Tuesday, 6 February 2018

SCAR – celebrating 60 years of Antarctic Science and international collaboration



This week, the Scientific Committee on Antarctic Research (SCAR) marks six decades of successful international collaboration and of drawing world’s attention to the importance of Antarctic research. Since its first meeting in The Hague on 3-5 February 1958, SCAR has grown an international network of thousands of scientists who share a common ambition to carry out Antarctic science for the benefit of society.

Antarctica and the Southern Ocean have a fundamental role in regulating processes such as climate and carbon uptake, and research in the Antarctic is crucial to understanding processes of global significance and to advancing science. Additionally, rapid changes are occurring in parts of Antarctica that could open the continent to a new level of activities in the coming decades. Antarctic governance, administration and environmental protection must be based on scientific data.

Understanding the wide-ranging regional and global effects of change in Antarctica and the Southern Ocean is the task of Science.

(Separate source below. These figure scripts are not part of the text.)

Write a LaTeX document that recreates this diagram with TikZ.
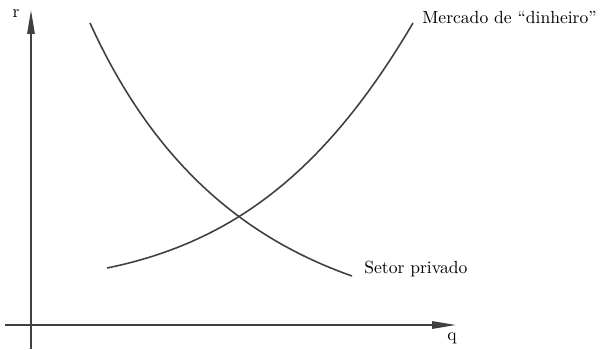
\documentclass[tikz,border=0pt]{standalone}
\usepackage{tikz}
\usetikzlibrary{arrows.meta}

\begin{document}
\begin{tikzpicture}[x=0.02cm,y=0.02cm]

    \useasboundingbox (0,0) rectangle (602,349);
    \tikzset{curve/.style={line width=0.9pt,black!75},
             axis/.style={line width=0.8pt,black!75,-{Triangle[length=4.8mm,width=1.5mm]}}}

    % Axes
    \coordinate (origin) at (31,24);
    \coordinate (r_start) at (31,0);
    \coordinate (r_end) at (31,339);
    \coordinate (q_start) at (5,24);
    \coordinate (q_end) at (456,24);
    \draw[axis] (r_start) -- (r_end);
    \draw[axis] (q_start) -- (q_end);
    \node (r) at (16,335) {r};
    \node (q) at (452,11) {q};

    \coordinate (setor_a) at (90,326);
    \coordinate (setor_b) at (352,73);
    \coordinate (mercado_a) at (107,81);
    \coordinate (mercado_b) at (413,326);

    % Setor privado
    \draw[curve] (setor_a) .. controls (155,183) and (247,110) .. (setor_b);
    % Mercado de dinheiro
    \draw[curve] (mercado_a) .. controls (235,107) and (327,180) .. (mercado_b);

    \node[right,inner sep=0pt] (mercado) at (422,332) {Mercado de ``dinheiro''};
    \node[right,inner sep=0pt] (setor) at (364,80) {Setor privado};

\end{tikzpicture}
\end{document}
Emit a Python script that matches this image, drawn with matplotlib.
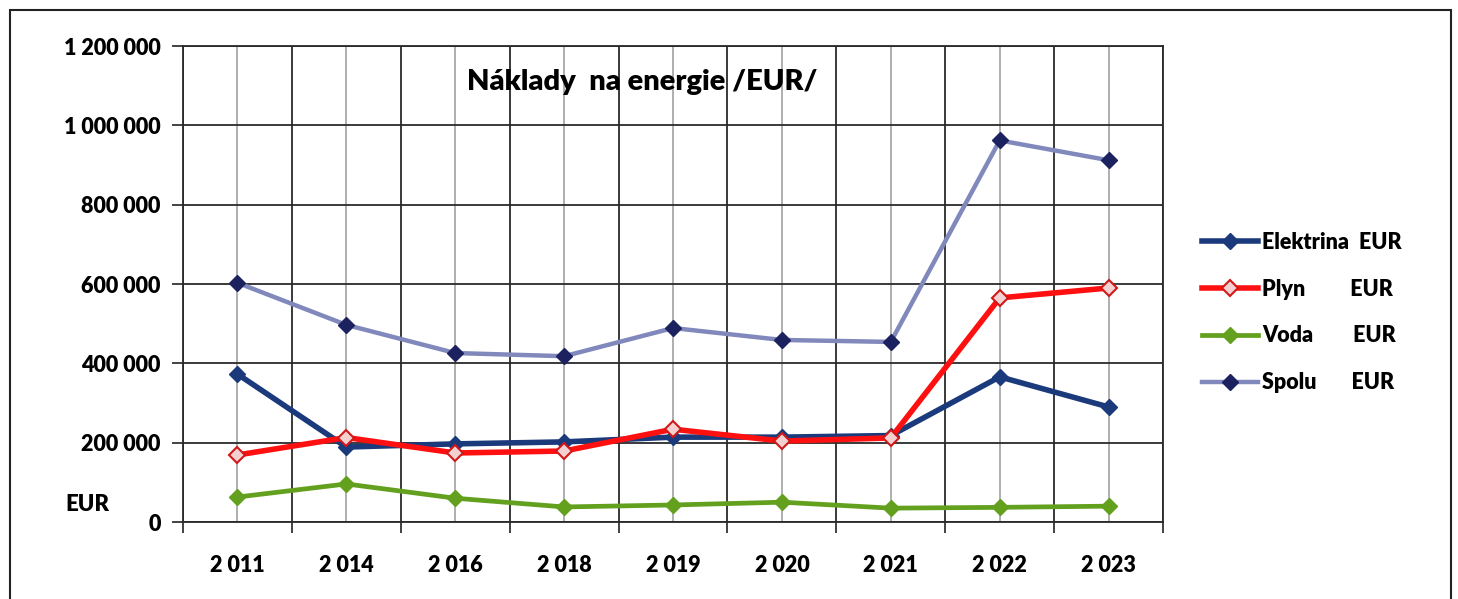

Antarctic scientists have been providing information about the state of the continent and its surrounding seas since polar exploration began. That work was in particular in the focus during the International Geophysical Year of 1957-58. Realizing the importance of continuing international Antarctic collaboration at the end of the International Geophysical Year, SCAR was established to facilitate and coordinate it.

With a membership representing the scientific communities of 43 countries, SCAR is instrumental in initiating, developing and coordinating high quality international scientific research in the Antarctic and the Southern Ocean. As an inter-disciplinary committee of the International Council for Science (ICSU) SCAR provides objective and independent advice to international bodies such as the Antarctic Treaty Consultative Meetings, the United Nations Framework Convention on Climate Change and the Intergovernmental Panel on Climate Change. Belgium is full member of SCAR and Belgian scientists are well represented in various working groups.

More information you can find on the websites of SCAR, or of the Belgian National Committee on Antarctic Research (BNCAR). Further, SCAR will celebrate its 60th year at its 35th Meeting and the Open Science Conference (POLAR2018) at Davos in Switzerland from June 15-26 June 2018.